Pigeon Poetics: The Ingenuity of Nothing New

Pigeon Poetics: The Ingenuity of Nothing New

(1)

Pigeons: Where our droppings fall, there is potential for either enriching the soil or soiling the encroachment of asphalt and gas guzzlers. A dropping on a car windshield is a reminder that nature is not hidden, not innocuous, and never fully controlled.

Poets: Spatter the world with unasked-for poems. If they don’t find receptive listeners, they can at least call attention to the contrast between mental blockade and nature’s creative persistence.

 

(2)

Pigeons: Metal spikes along building ledges can’t keep us out.

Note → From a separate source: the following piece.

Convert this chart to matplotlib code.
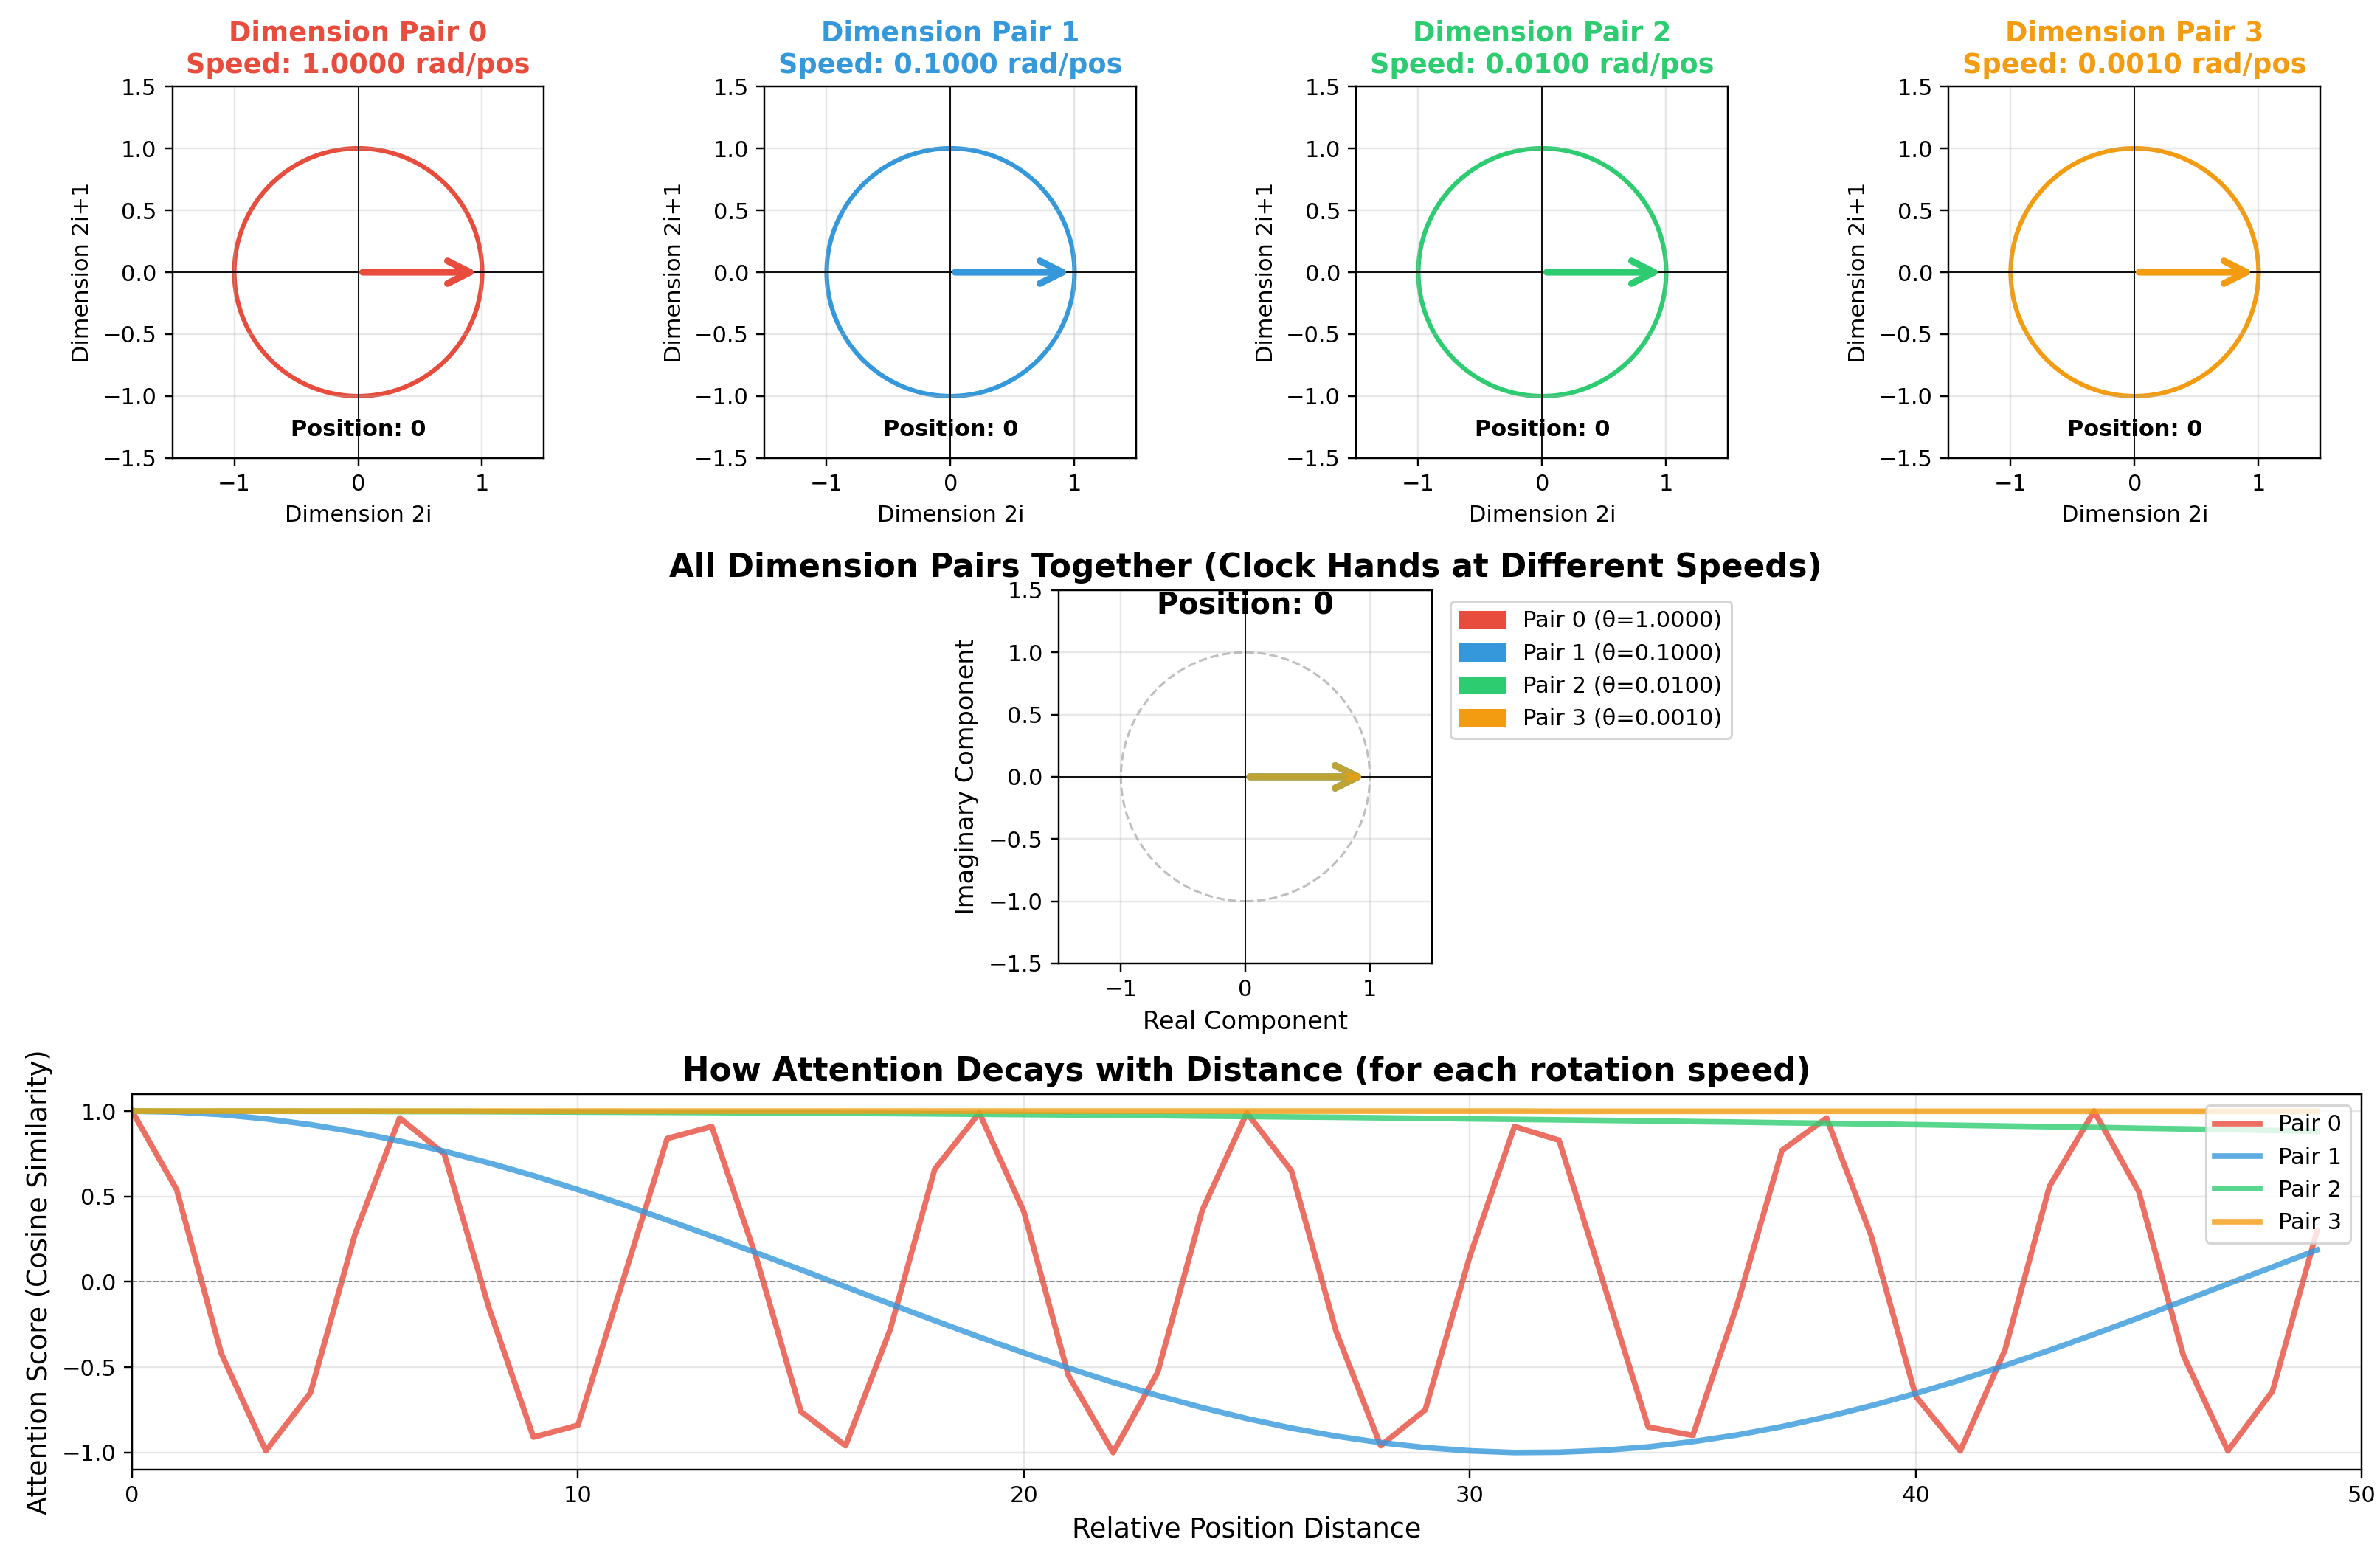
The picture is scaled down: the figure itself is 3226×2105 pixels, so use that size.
import numpy as np
import matplotlib.pyplot as plt
import matplotlib.patches as mpatches

# 数据
pair_names = ['Pair 0', 'Pair 1', 'Pair 2', 'Pair 3']
thetas = [1.0, 0.1, 0.01, 0.001]  # 每对维度的旋转速度 rad/pos
position = 0
colors = ['#e74c3c', '#3498db', '#2ecc71', '#f39c12']

distances = list(range(50))
score_pair0 = [1.00, 0.54, -0.42, -0.99, -0.65, 0.28, 0.96, 0.75, -0.15, -0.91,
               -0.84, 0.00, 0.84, 0.91, 0.14, -0.76, -0.96, -0.28, 0.66, 0.99,
               0.41, -0.55, -1.00, -0.53, 0.42, 0.99, 0.65, -0.29, -0.96, -0.75,
               0.15, 0.91, 0.83, -0.01, -0.85, -0.90, -0.13, 0.77, 0.96, 0.27,
               -0.67, -0.99, -0.40, 0.56, 1.00, 0.53, -0.43, -0.99, -0.64, 0.30]
score_pair1 = [1.000, 0.995, 0.980, 0.955, 0.921, 0.878, 0.825, 0.765, 0.697, 0.622,
               0.540, 0.454, 0.362, 0.267, 0.170, 0.071, -0.029, -0.129, -0.227, -0.323,
               -0.416, -0.505, -0.589, -0.666, -0.737, -0.801, -0.857, -0.904, -0.942, -0.971,
               -0.990, -1.000, -0.998, -0.987, -0.967, -0.936, -0.897, -0.848, -0.791, -0.726,
               -0.654, -0.575, -0.490, -0.401, -0.307, -0.211, -0.112, -0.012, 0.087, 0.187]
score_pair2 = [1.000, 1.000, 1.000, 1.000, 0.999, 0.999, 0.998, 0.998, 0.997, 0.996,
               0.995, 0.994, 0.993, 0.992, 0.990, 0.989, 0.987, 0.986, 0.984, 0.982,
               0.980, 0.978, 0.976, 0.974, 0.971, 0.969, 0.966, 0.964, 0.961, 0.958,
               0.955, 0.952, 0.949, 0.946, 0.943, 0.939, 0.936, 0.932, 0.929, 0.925,
               0.921, 0.917, 0.913, 0.909, 0.905, 0.900, 0.896, 0.892, 0.887, 0.882]
score_pair3 = [1.000] * 32 + [0.999] * 18
scores = [score_pair0, score_pair1, score_pair2, score_pair3]

fig = plt.figure(figsize=(3226 / 220, 2105 / 220), dpi=220)

# 上面一排：每个维度对单独的时钟
top_lefts = [0.0713, 0.3202, 0.5688, 0.8177]
for i in range(4):
    ax = fig.add_axes([top_lefts[i], 0.705, 0.1584, 0.2394])
    ang = thetas[i] * position
    circle = plt.Circle((0, 0), 1, fill=False, color=colors[i], linewidth=2)
    ax.add_patch(circle)
    ax.annotate('', xy=(np.cos(ang), np.sin(ang)), xytext=(0, 0),
                arrowprops=dict(arrowstyle='->', color=colors[i], lw=3, mutation_scale=25))
    ax.axhline(0, color='k', linewidth=0.6)
    ax.axvline(0, color='k', linewidth=0.6)
    ax.set_xlim(-1.5, 1.5)
    ax.set_ylim(-1.5, 1.5)
    ax.set_aspect('equal')
    ax.set_xticks([-1, 0, 1])
    ax.set_yticks([-1.5, -1.0, -0.5, 0.0, 0.5, 1.0, 1.5])
    ax.grid(True, alpha=0.3)
    ax.set_title('Dimension Pair %d\nSpeed: %.4f rad/pos' % (i, thetas[i]),
                 color=colors[i], fontsize=12, fontweight='bold', pad=6)
    ax.set_xlabel('Dimension 2i', fontsize=10)
    ax.set_ylabel('Dimension 2i+1', fontsize=10)
    ax.text(0, -1.27, 'Position: %d' % position, ha='center', va='center',
            fontsize=10, fontweight='bold')

# 中间：所有维度对放在一起
ax = fig.add_axes([0.4445, 0.3796, 0.1575, 0.2404])
ax.add_patch(plt.Circle((0, 0), 1, fill=False, color='gray', linestyle='--',
                        linewidth=1, alpha=0.5))
for i in range(4):
    ang = thetas[i] * position
    ax.annotate('', xy=(np.cos(ang), np.sin(ang)), xytext=(0, 0),
                arrowprops=dict(arrowstyle='->', color=colors[i], lw=3, alpha=0.7,
                                mutation_scale=25))
ax.axhline(0, color='k', linewidth=0.6)
ax.axvline(0, color='k', linewidth=0.6)
ax.set_xlim(-1.5, 1.5)
ax.set_ylim(-1.5, 1.5)
ax.set_aspect('equal')
ax.set_xticks([-1, 0, 1])
ax.set_yticks([-1.5, -1.0, -0.5, 0.0, 0.5, 1.0, 1.5])
ax.grid(True, alpha=0.3)
ax.set_title('All Dimension Pairs Together (Clock Hands at Different Speeds)',
             fontsize=14.3, fontweight='bold', pad=6)
ax.text(0, 1.38, 'Position: %d' % position, ha='center', va='center',
        fontsize=13, fontweight='bold')
ax.set_xlabel('Real Component', fontsize=11)
ax.set_ylabel('Imaginary Component', fontsize=11)
handles = [mpatches.Patch(color=colors[i], label='%s (θ=%.4f)' % (pair_names[i], thetas[i]))
           for i in range(4)]
ax.legend(handles=handles, loc='upper left', bbox_to_anchor=(1.02, 1), fontsize=10)

# 下面：注意力随距离的衰减
ax = fig.add_axes([0.0555, 0.0537, 0.9368, 0.2418])
for i in range(4):
    ax.plot(distances, scores[i], color=colors[i], linewidth=2.5, alpha=0.8,
            label=pair_names[i])
ax.axhline(0, color='gray', linestyle='--', linewidth=0.6)
ax.set_xlim(0, 50)
ax.set_xlabel('Relative Position Distance', fontsize=12)
ax.set_ylabel('Attention Score (Cosine Similarity)', fontsize=12)
ax.set_title('How Attention Decays with Distance (for each rotation speed)',
             fontsize=14.3, fontweight='bold')
ax.legend(loc='upper right', fontsize=10)
ax.grid(True, alpha=0.3)

fig.savefig('out.png', dpi=220)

We make our nests there.

Poets: Poetry adapts/thrives not by restricting itself to the rules of what an authority considers “the accessible.” Poetry adapts/thrives by accessing what is off limits yet deeply instinctual.

 

(3)

Pigeons: Taken for granted. Seen as redundant. Considered pest. Ejected for trespassing. Charged with spreading disease. Disabled. Poisoned. Shot. Mocked. We ingest the processed crumbs available in lieu of fruiting forests. We lose our feet to fishing line. Still we persist on bound stumps.

And we are: Curious, exploratory, opportunistic. Skittishly alert to danger yet boldly mixing with the chaos of city life. Strutting and pecking among the littered absurdities and hypocrisies of human traffic. Sleeping in parks alongside the homeless. Sheltering below freeway overpass. Billing and breeding on piers and bridges. Sunbathing at playgrounds. Perching on fake owls meant to scare us off suburban rooftops. Eating leftovers and handouts. Then nurturing our young with milk. Taking flight in whirling flocks of solidarity.

Poets: Under-published. Under-supported. Unsellable. Unmarketable. Unread. Relegated to the fringe and ignored when the fringe is made vocal. Feeling the encroachment of canned media and corporate war machine. Lost online in a sea of chatter. Made to call calling a hobby. Deemed dangerous and invasive and so labeled sentimental and ineffectual. Yet still we congregate and collaborate. And still we take our audiences across bewildering geographies and down to ocean trenches where the first forms still thrive without the sun.

In poetry, make use of everything despite everything. Investigate. Call attention—even via humility and quiet, introversion and painful sensitivity. “Make it strange” to recall the forgotten familiar. Diversify. Defy. Demand. Transform. Transport. Take flight. Take care. Make the invisible visible. Make the unheard echo. Play hide-in-the-sun and seek-in-the-shadows. Make humorous and compassionate incongruity. Make a mess. Make wild juxtaposition when the expected is a convenient cover-up for complexity. Make simple connection when the expected is distracting hype. Make space. Build community. Question. Doubt. Disidentify. Deconstruct out of love. Live in flux. Breathe.

 

(4)

Pigeons: And yet, there’s nothing wrong with the musicality of cooing for instrumentally wooing.

Poets: Sound carries sense beyond that of onomatopoeia. Where verb meets its own foggy signifying outskirts, word music takes action to move the metaphor toward generative communion.

 

(5)

Pigeons and Poets: Use us to carry your messages, and we return home. Let us deliver our own messages, and you return home.